A Stabroek News editorial recently did a hatchet job on the President, questioning his leadership. The Stabroek News is not alone; similar sentiments are being echoed across the country and even outside of the country.
The President’s loss of popularity is not being helped by his poor public relations team. He has no public relations strategy. None whatsoever! He has been helpless in the face of the onslaught of criticisms because he lacks a high profile PR team.
Governments, today, cannot afford to not have the best PR teams in place. A government’s image is the most important function in modern government and it requires a dedicated ministry and experienced personnel and PR firms to execute.
Government’s image cannot be left to performance and policies. The best of performance and the best of policies can be discredited by a smart opposition and even by a small and disappointed section of the electorate.
PR cannot therefore be underemphasized. It has to be placed in the hands of professionals, not novices who are learning on the job. Modern governments do not tinker with their image. They bring in the best to deal with this important aspect of governance. But PR alone cannot account for the disapproval ratings of the President. The people also have unrealistic and uninformed expectations of the President.
They need to give him space. They need to give him time. They need to lend him their support.
The challenges which President Granger faces today are almost identical to the challenges which Bharrat Jagdeo faced when he was President. People also expected more of Jagdeo in his early years. They were disappointed that he did not shake up the political system when he came in.
The reality of politics is that a President has to move with stealth in his early years especially when that person is a relative political newcomer, like both Granger and Jagdeo were when they were catapulted into political stardom.
When Granger became the Presidential candidate for the APNU in 2011, he was a political unknown. He had never been part of the Executive of the PNCR before. He therefore came into the political limelight without having any strong leadership groundings in the PNCR or the PNC.
To his credit, Granger took this disadvantage and turned into a political advantage. He used the period as Leader of the Opposition to become better known and a formidable politician. He used it to strengthen his hold on the party. It was under his helm that ex-military officers gained a solid foothold within the party’s electoral machinery. This has paid off for the PNCR.
Jagdeo had the same problem. He came to the Presidency at a time when Mrs. Janet Jagan exercised a stranglehold on the PPP.
Jagdeo is perhaps the most astute politician this country has ever produced. He moved with stealth and took control slowly but surely, using state power, of the PPP. Today he owns it.
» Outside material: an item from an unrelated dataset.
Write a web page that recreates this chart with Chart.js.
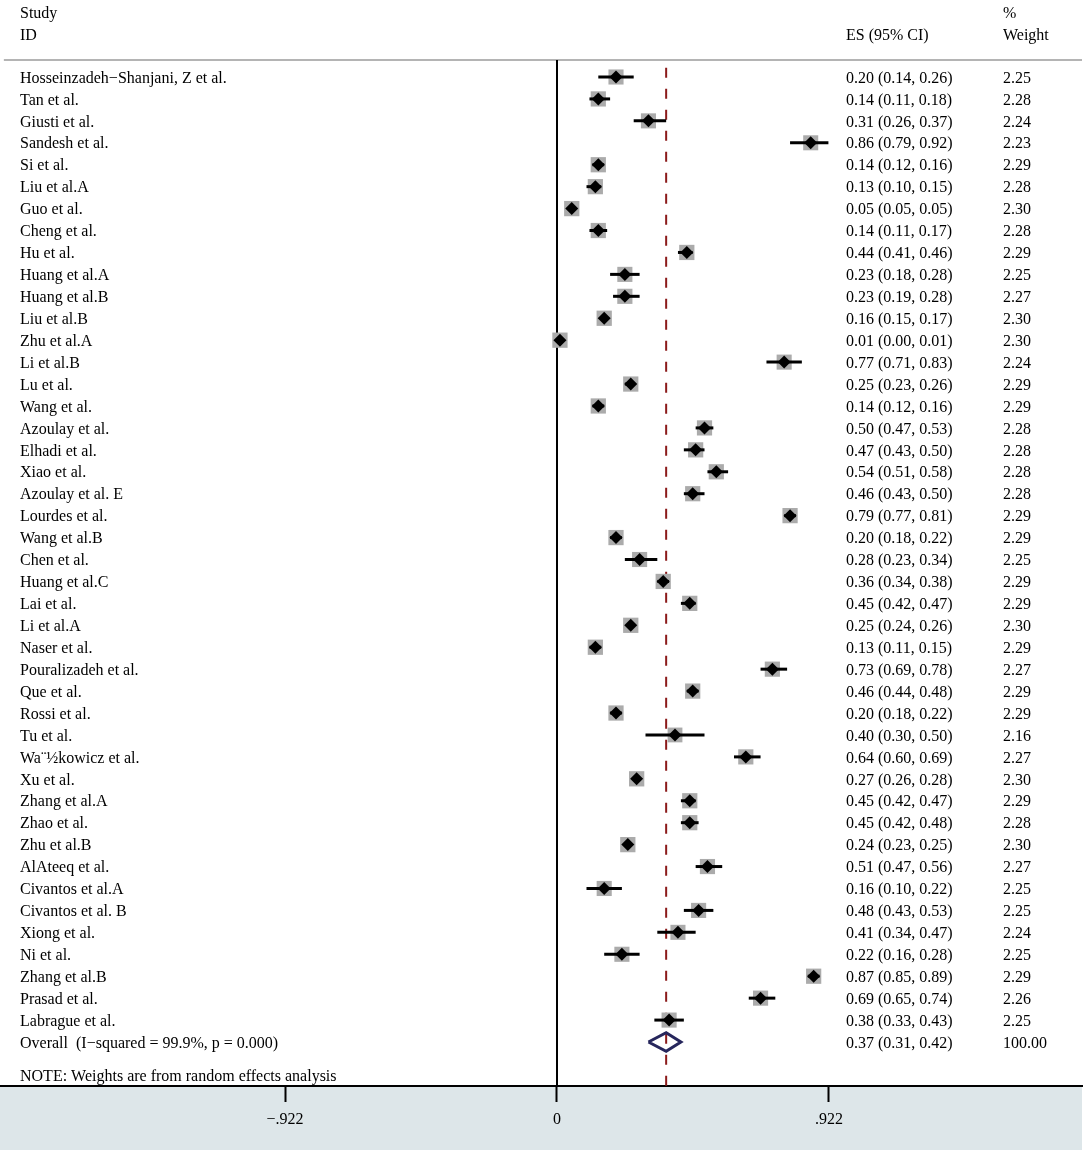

Mrs. Jagan was discarded into the political wilderness. Donald Ramotar, after the loss of the 2015 elections, became a political casualty within his party. His showing at the last elections demonstrated how much control the Jagdeoites has over the PPP. Despite being a long-serving General Secretary, Ramotar was not a major vote-puller during the Congress.
Granger, like Jagdeo did, needs time to overcome the resistance from within his party, He cannot do things which people expect of him as fast as they want him to do it. He has to be careful about ruffling feathers within the party. He needs support in order to take full control of the
PNCR so that he can pursue his vision for the country.
He also has the additional handicap of having to run a coalition. The task of keeping a coalition together is not easy, not with powerhouses like some of the figures within the AFC.
But the PNCR has managed skillfully to orchestrate changes within the AFC that will render the coalition’s second major partner pliable to the whims of the PNCR.
Granger must be given time so that he can entrench himself deeper within his party and its massive support base. He must he given the political space to strengthen his position within the party so that he can be an impregnable force in the country, which is what people expect of their leaders.
But he cannot do this alone. He needs support and more importantly he needs to fix his PR and stop putting such an important function in the hands of children.